For residents, the practical impact is that adding a rental unit or family suite to an existing single-family property should involve fewer hurdles, faster permitting, and updated size and setback standards that align Roseville’s code with recent state laws encouraging more of this kind of “gentle density.” ADUs have become one of the most common ways homeowners across California add income or house aging parents and adult children without building a whole new house, and Roseville has been steadily processing hundreds of them in recent years.

The council also approved a parcel map for Parcel WB-30 in the Sierra Vista Specific Plan area on the city’s west side. A parcel map is the official survey document that legally divides a piece of land into smaller, buildable lots — it’s the step that has to happen before individual homes or buildings can be permitted and sold. Sierra Vista is one of Roseville’s largest active master-planned communities, a multi-thousand-unit area west of Fiddyment Road that has been built out in phases over the past several years. Approving the WB-30 map means this particular section is now mapped into individual lots ready for the next stage of construction.

For prospective buyers watching west Roseville inventory, it’s a signal that another tranche of new homes in Sierra Vista is moving from paperwork into the build pipeline, though actual house construction and sales typically follow several months later once builders pull permits. For existing nearby residents, it means continued construction activity in the area but no change to the overall Sierra Vista plan, which was approved years ago and governs total unit counts and street layouts.
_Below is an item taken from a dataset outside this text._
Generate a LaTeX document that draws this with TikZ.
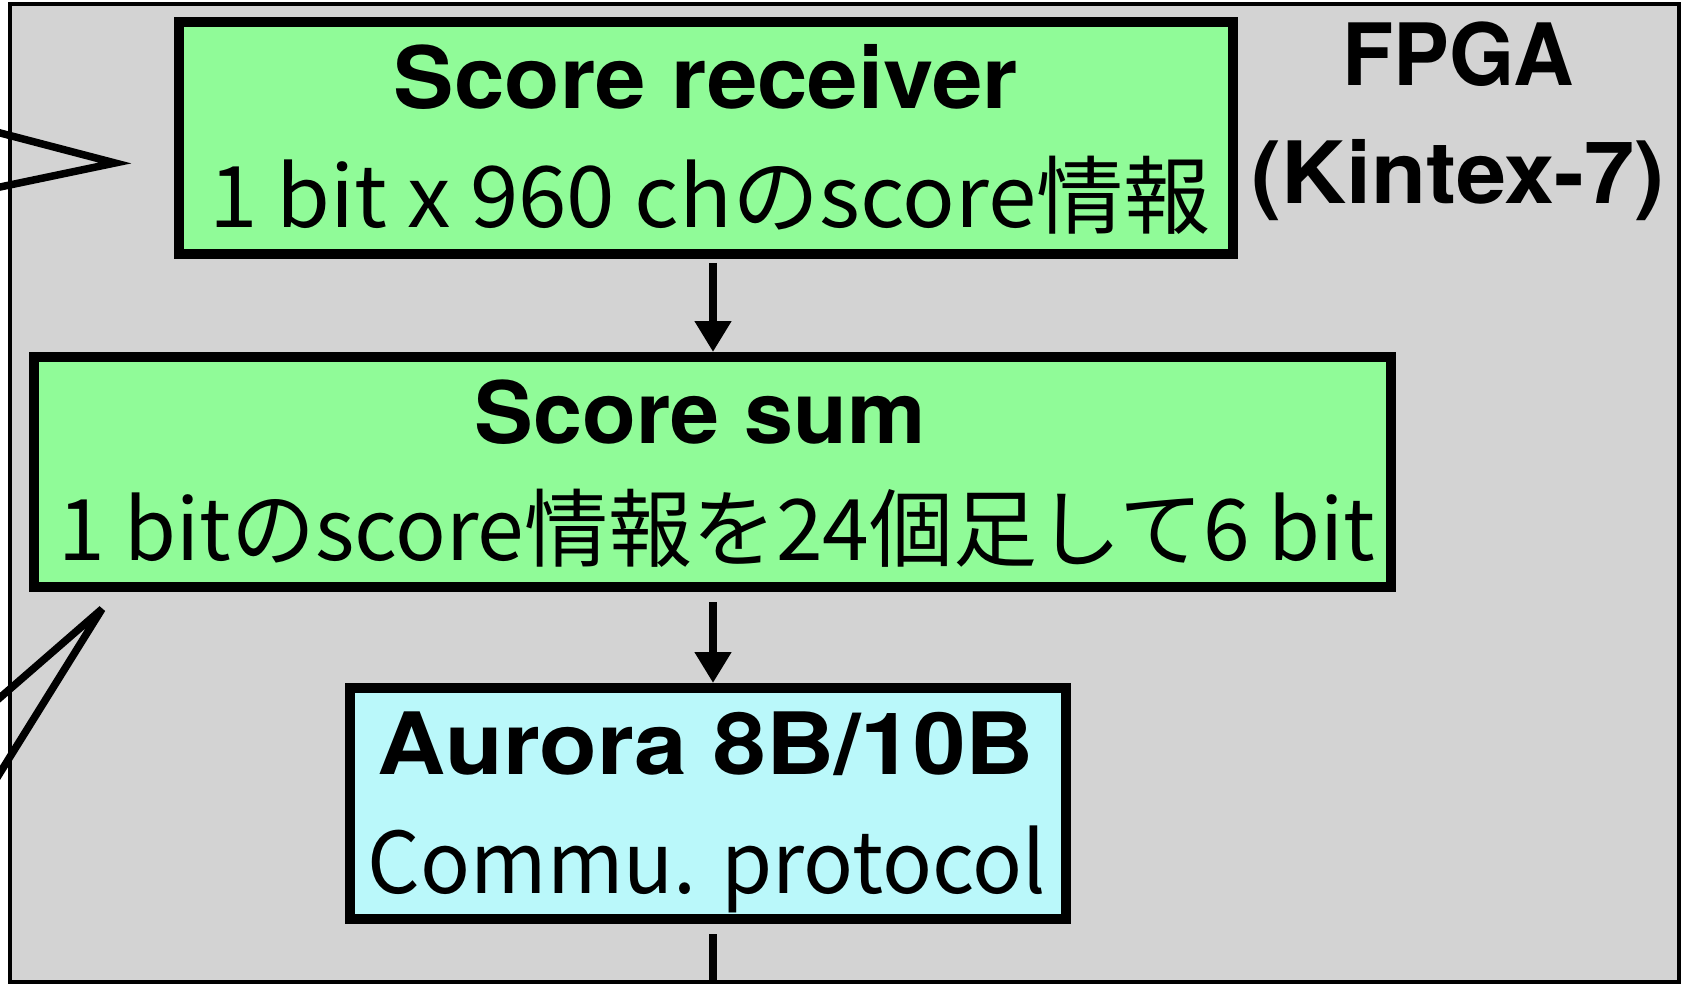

What’s coming up: With the ADU ordinance now finalized, city planning staff are expected to update permit handouts and online checklists to reflect the new standards in the coming weeks. Residents considering an ADU project may want to wait until those materials are posted, or check with the Planning Division for guidance on which version of the rules applies to their application. No further Sierra Vista approvals were scheduled on this week’s agenda, but additional parcel maps within the specific plan are likely to come before the council in future meetings as the community continues to build out.